Print the listing from its top line through the line containing "ax.bar(x + (i", nothing more, and leave out the pictures.

▶ _Data lines_

--

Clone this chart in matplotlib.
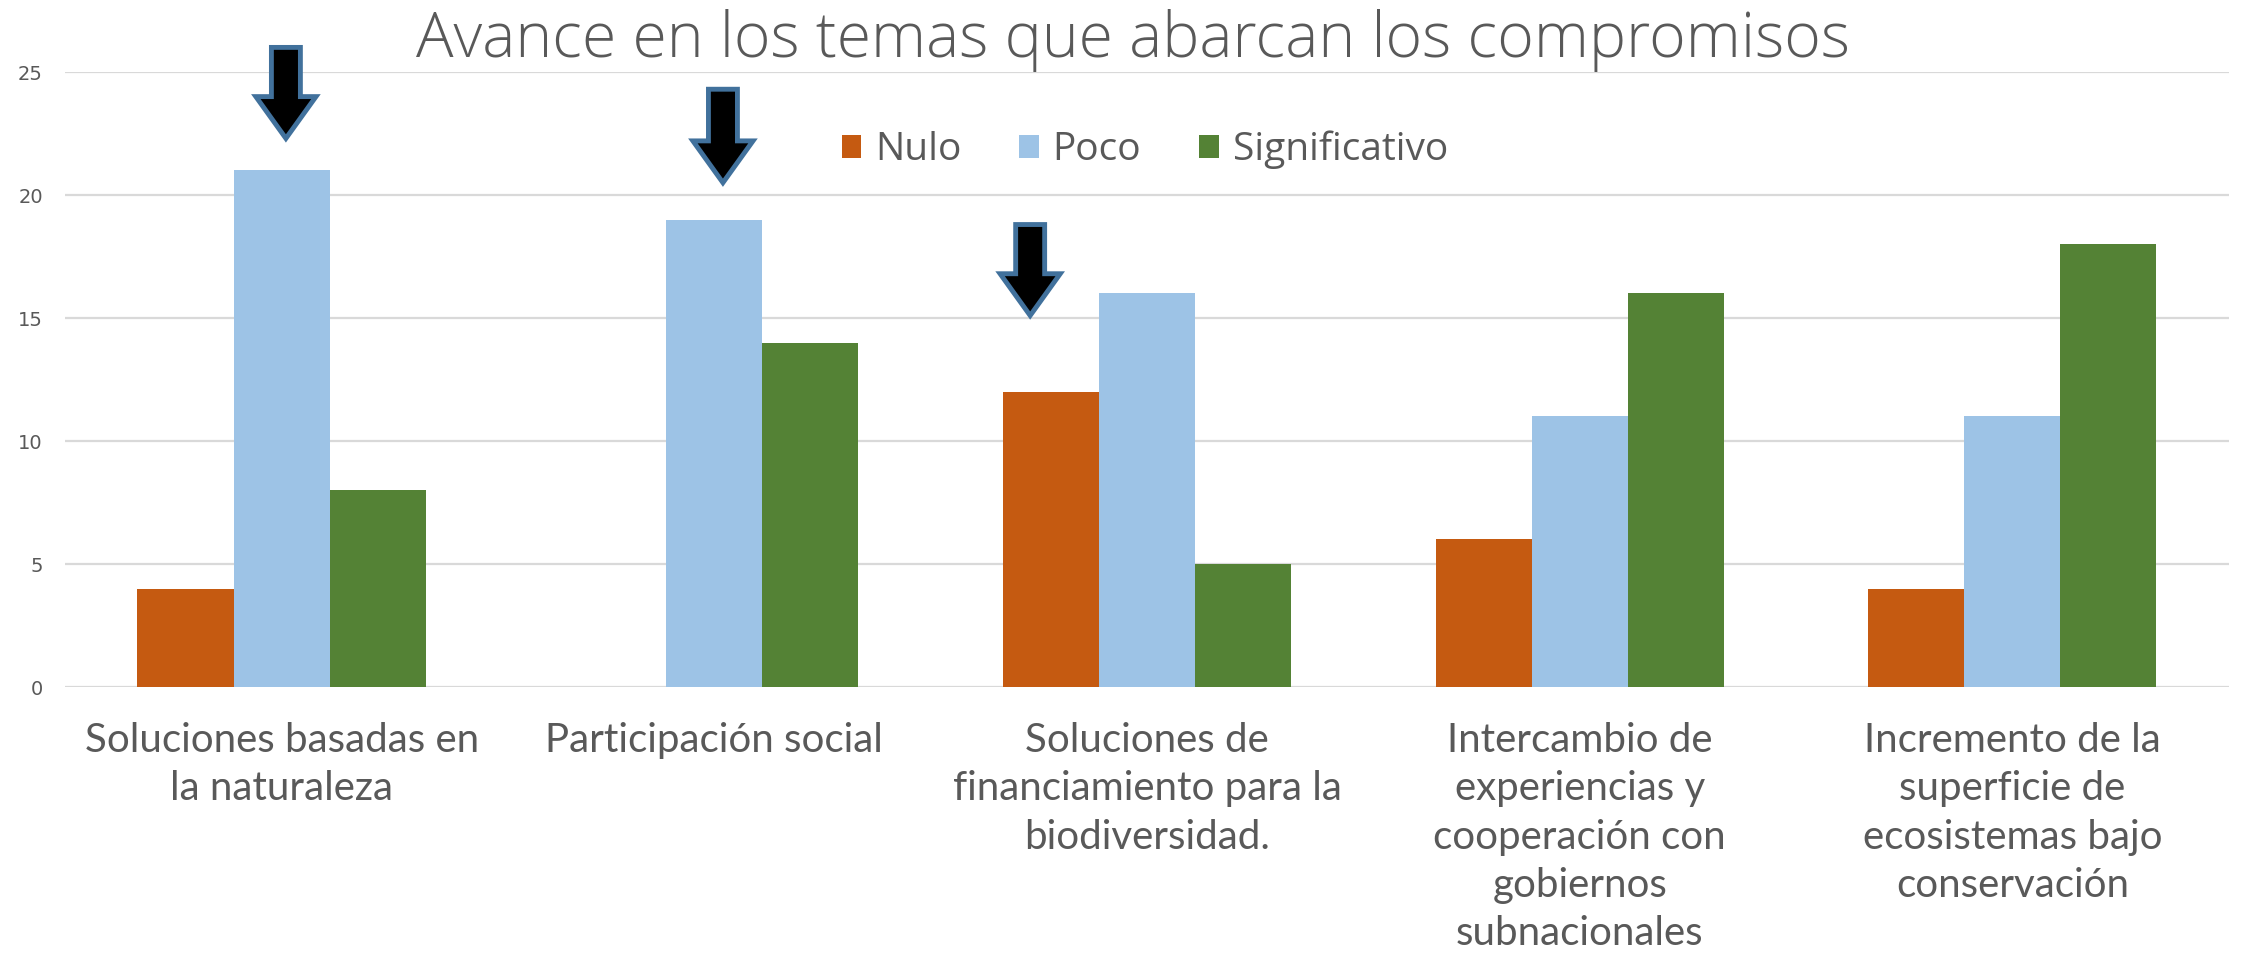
import numpy as np
import matplotlib
matplotlib.use("Agg")
import matplotlib.pyplot as plt

categories = [
    "Soluciones basadas en\nla naturaleza",
    "Participación social",
    "Soluciones de\nfinanciamiento para la\nbiodiversidad.",
    "Intercambio de\nexperiencias y\ncooperación con\ngobiernos\nsubnacionales",
    "Incremento de la\nsuperficie de\necosistemas bajo\nconservación",
]
nulo = [4, 0, 12, 6, 4]
poco = [21, 19, 16, 11, 11]
significativo = [8, 14, 5, 16, 18]
series_names = ["Nulo", "Poco", "Significativo"]
colors = ["#C55A11", "#9DC3E6", "#548235"]
yticks = [0, 5, 10, 15, 20, 25]

# arrows pointing at the highlighted topics: (category index offset, top, tip)
arrows = [(0.01, 26.0, 22.3), (1.02, 24.3, 20.5), (1.73, 18.8, 15.1)]

grey = "#595959"

fig = plt.figure(figsize=(22.49, 9.55), dpi=100)
ax = fig.add_axes([0.029, 0.2806, 0.962, 0.644])

x = np.arange(len(categories))
w = 0.222
for i, (vals, name, c) in enumerate(zip([nulo, poco, significativo], series_names, colors)):
    ax.bar(x + (i - 1) * w, vals, width=w, color=c, label=name, zorder=2)

ax.set_xlim(-0.5, len(categories) - 0.5)
ax.set_ylim(0, 25)
ax.set_yticks(yticks)
ax.yaxis.grid(True, color="#D9D9D9", lw=1.6, zorder=0)
for s in ax.spines.values():
    s.set_visible(False)
ax.tick_params(axis="y", length=0, pad=16, labelsize=14, labelcolor=grey)
ax.tick_params(axis="x", length=0, pad=25, labelcolor=grey)
ax.set_xticks(x)
ax.set_xticklabels(categories, fontsize=29, family="Lato",
                   linespacing=1.38, va="top")

for ax_x, top, tip in arrows:
    ax.arrow(ax_x, top, 0, tip - top, width=0.067, head_width=0.139, head_length=1.7,
             length_includes_head=True, fc="black", ec="#41719C", lw=3.5,
             clip_on=False, zorder=5)

fig.text(0.504, 0.958, "Avance en los temas que abarcan los compromisos",
         ha="center", va="center", fontsize=45, color=grey, family="Open Sans", weight="light")

fig.legend(loc="center", bbox_to_anchor=(0.509, 0.843), ncol=3, frameon=False,
           labelcolor=grey, handlelength=0.5, handleheight=0.5,
           handletextpad=0.35, columnspacing=1.5, prop={"family": "Open Sans", "size": 28})

fig.savefig("out.png", dpi=100)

--

▶ _Correct result_
Clone this chart in matplotlib.
import numpy as np
import matplotlib
matplotlib.use("Agg")
import matplotlib.pyplot as plt

categories = [
    "Soluciones basadas en\nla naturaleza",
    "Participación social",
    "Soluciones de\nfinanciamiento para la\nbiodiversidad.",
    "Intercambio de\nexperiencias y\ncooperación con\ngobiernos\nsubnacionales",
    "Incremento de la\nsuperficie de\necosistemas bajo\nconservación",
]
nulo = [4, 0, 12, 6, 4]
poco = [21, 19, 16, 11, 11]
significativo = [8, 14, 5, 16, 18]
series_names = ["Nulo", "Poco", "Significativo"]
colors = ["#C55A11", "#9DC3E6", "#548235"]
yticks = [0, 5, 10, 15, 20, 25]

# arrows pointing at the highlighted topics: (category index offset, top, tip)
arrows = [(0.01, 26.0, 22.3), (1.02, 24.3, 20.5), (1.73, 18.8, 15.1)]

grey = "#595959"

fig = plt.figure(figsize=(22.49, 9.55), dpi=100)
ax = fig.add_axes([0.029, 0.2806, 0.962, 0.644])

x = np.arange(len(categories))
w = 0.222
for i, (vals, name, c) in enumerate(zip([nulo, poco, significativo], series_names, colors)):
    ax.bar(x + (i - 1) * w, vals, width=w, color=c, label=name, zorder=2)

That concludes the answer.